On the weekend, finished Iain Banks' Look to Windward. I had never read any of his stuff before, and I really enjoyed it. I bought a couple of more Culture novels to read on my next insane journey (only twleve days away, o joy o bliss).
Reed: Count Zero is not bad as early Gibson goes, but I liked Mona Lisa Overdrive better. And Idoru is possibly best of all (though it's a bit later).
Re:Current Reading - with no parenthesis in the title 3 Days, 4 Hours ago
The Beckett is superb, albeit very brief - again, under sixty pages all told. The Murdoch is now done, and was utterly superb - a total mind-changer. She's an absolutely brilliant philosopher, it's quite amazing that such a high proportion of the comparatively small amount of philosophical work referencing her is so appallingly slipshod.

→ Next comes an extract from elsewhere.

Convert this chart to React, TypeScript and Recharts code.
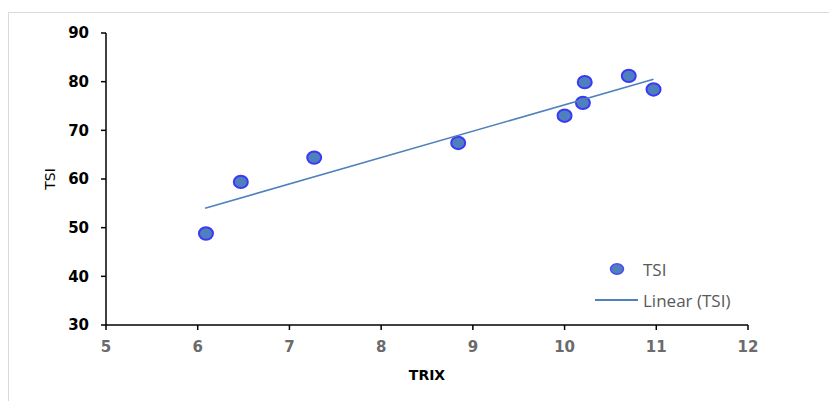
import { ScatterChart, Scatter, XAxis, YAxis } from "recharts";

// values
const trixValues = [6.09, 6.47, 7.27, 8.84, 10.0, 10.2, 10.22, 10.7, 10.97];
const tsiValues = [48.8, 59.4, 64.4, 67.4, 73.0, 75.65, 79.9, 81.2, 78.4];
// Linear (TSI) trendline end points
const trendTrix = [6.08, 10.97];
const trendTsi = [54.0, 80.5];
const xTicks = [5, 6, 7, 8, 9, 10, 11, 12];
const yTicks = [30, 40, 50, 60, 70, 80, 90];
const legendNames = ["TSI", "Linear (TSI)"];

const points = trixValues.map((x, i) => ({ x, y: tsiValues[i] }));
const trend = trendTrix.map((x, i) => ({ x, y: trendTsi[i] }));

const tickFont = "'DejaVu Sans', Verdana, sans-serif";
const legendFont = "'Open Sans', 'Noto Sans', sans-serif";

const Dot = (props: any) => {
  const { cx, cy } = props;
  if (cx == null || cy == null) return <g />;
  return (
    <ellipse
      cx={cx}
      cy={cy}
      rx={7}
      ry={6.2}
      fill="#4f7fbf"
      stroke="#3a3af5"
      strokeWidth={2}
    />
  );
};

const NoDot = () => <g />;

const YLabel = (props: any) => {
  const vb = props.viewBox || { y: 33, height: 292 };
  const cy = vb.y + vb.height / 2;
  return (
    <text
      x={55}
      y={cy}
      transform={`rotate(-90, 55, ${cy})`}
      textAnchor="middle"
      fontFamily={tickFont}
      fontSize={14}
      fill="#000"
    >
      TSI
    </text>
  );
};

// legend drawn outside the chart so it takes no room from the plot
const LegendBox = () => (
  <div
    style={{
      position: "absolute",
      left: 595,
      top: 258,
      fontFamily: legendFont,
      fontSize: 17,
      color: "#595959",
    }}
  >
    <div style={{ display: "flex", alignItems: "center", height: 22 }}>
      <svg width={48} height={22}>
        <ellipse cx={22} cy={11} rx={6.5} ry={5.2} fill="#4f7fbf" stroke="#4a4af5" strokeWidth={1.5} />
      </svg>
      <span>{legendNames[0]}</span>
    </div>
    <div style={{ display: "flex", alignItems: "center", height: 22, marginTop: 9 }}>
      <svg width={48} height={22}>
        <line x1={0} y1={11} x2={43} y2={11} stroke="#4f81bd" strokeWidth={2} />
      </svg>
      <span>{legendNames[1]}</span>
    </div>
  </div>
);

export default function App() {
  return (
    <div
      style={{
        position: "absolute",
        left: 0,
        top: 0,
        width: 829,
        height: 401,
        overflow: "hidden",
        background: "#fff",
      }}
    >
      <div
        style={{
          position: "absolute",
          left: 8,
          top: 12,
          width: 900,
          height: 500,
          border: "1px solid #d9d9d9",
        }}
      />
      <div style={{ position: "absolute", left: 0, top: 0 }}>
        <ScatterChart
          width={829}
          height={401}
          margin={{ top: 33, right: 81, bottom: 26, left: 46 }}
        >
          <XAxis
            type="number"
            dataKey="x"
            domain={[5, 12]}
            ticks={xTicks}
            interval={0}
            height={50}
            axisLine={{ stroke: "#000", strokeWidth: 1.5 }}
            tickLine={{ stroke: "#000", strokeWidth: 1.5 }}
            tickSize={5}
            tickMargin={11}
            tick={{ fill: "#6b6b6b", fontSize: 15, fontWeight: "bold", fontFamily: tickFont }}
            label={{
              value: "TRIX",
              position: "insideBottom",
              offset: -5,
              fill: "#000",
              fontSize: 14,
              fontWeight: "bold",
              fontFamily: tickFont,
            }}
          />
          <YAxis
            type="number"
            dataKey="y"
            domain={[30, 90]}
            ticks={yTicks}
            interval={0}
            width={60}
            axisLine={{ stroke: "#000", strokeWidth: 1.5 }}
            tickLine={{ stroke: "#000", strokeWidth: 1.5 }}
            tickSize={5}
            tickMargin={12}
            tick={{ fill: "#000", fontSize: 15, fontWeight: "bold", fontFamily: tickFont }}
            label={<YLabel />}
          />
          <Scatter
            name="TSI"
            data={points}
            shape={<Dot />}
            isAnimationActive={false}
          />
          <Scatter
            name="Linear (TSI)"
            data={trend}
            line={{ stroke: "#4f81bd", strokeWidth: 1.6 }}
            shape={<NoDot />}
            isAnimationActive={false}
          />
        </ScatterChart>
      </div>
      <LegendBox />
    </div>
  );
}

I'm about to start Pierre Vidal-Naquet's The Jews: History, Memory, and the Present about which I know almost nothing, save that the blurb is enticing, and it was dirt cheap in the British Library bookshop when I was joining there.
Re:Current Reading - with no parenthesis in the ti 3 Days, 4 Hours ago
QUOTE: "Reed: Count Zero is not bad as early Gibson goes, but I liked Mona Lisa Overdrive better. And Idoru is possibly best of all (though it's a bit later).
I have Mona Lisa Overdrive. I'll read it soon after I finish Count Zero.
Did you like The Rebel Sell?."
Most of it, yes. I've been meaning to write about that, but I have a lot of thoughts and haven't had time.
Re:Current Reading - with no parenthesis in the ti 2 Days, 6 Hours ago
I've recently finished Single and Single by John Le Carré, and am now reading (by pure coincidence, because it just happened to be the next unread book on my pile of unread books) another Le Carré: Absolute Friends.
I do like Le Carré's style: very easy to read, very sensible, cerebral, and (unlike, say, Robert Ludlum) for 'spy' novels they concentrate on characters and relationships rather than action and the literary equivalent of SFX. If I'm not careful, I could get to become a Le Carré completist.
Re:Current Reading - with no parenthesis in the title 2 Hours, 9 Minutes ago
Since my last post on this thread, too long ago, I've finished Irving and gone through Wonder Boys, which is as wonderful as everything I've read thus far by Michael Chabon. He's a really seriously bloody good writer, that man.
That was followed by Richard Gott's Cuba: A New History, in preparation for my trip in July. Very interesting, although the first 450 years take up just under the first half of the book, and the most recent 50 take up just over the second half. Inevitable I suppose.
Also inevitably, given that it was published last year, it's now going out of date at a rate the author couldn't have predicted would happen quite so soon.
Today, I started Paul Auster's The New York Trilogy, which I'm enjoying so far. I'm also having a go at Federico García Lorca's Blood Wedding in Spanish. Well alright, no need for 'having a go', I'm just reading it. It's incredibly simple language but utterly beautiful.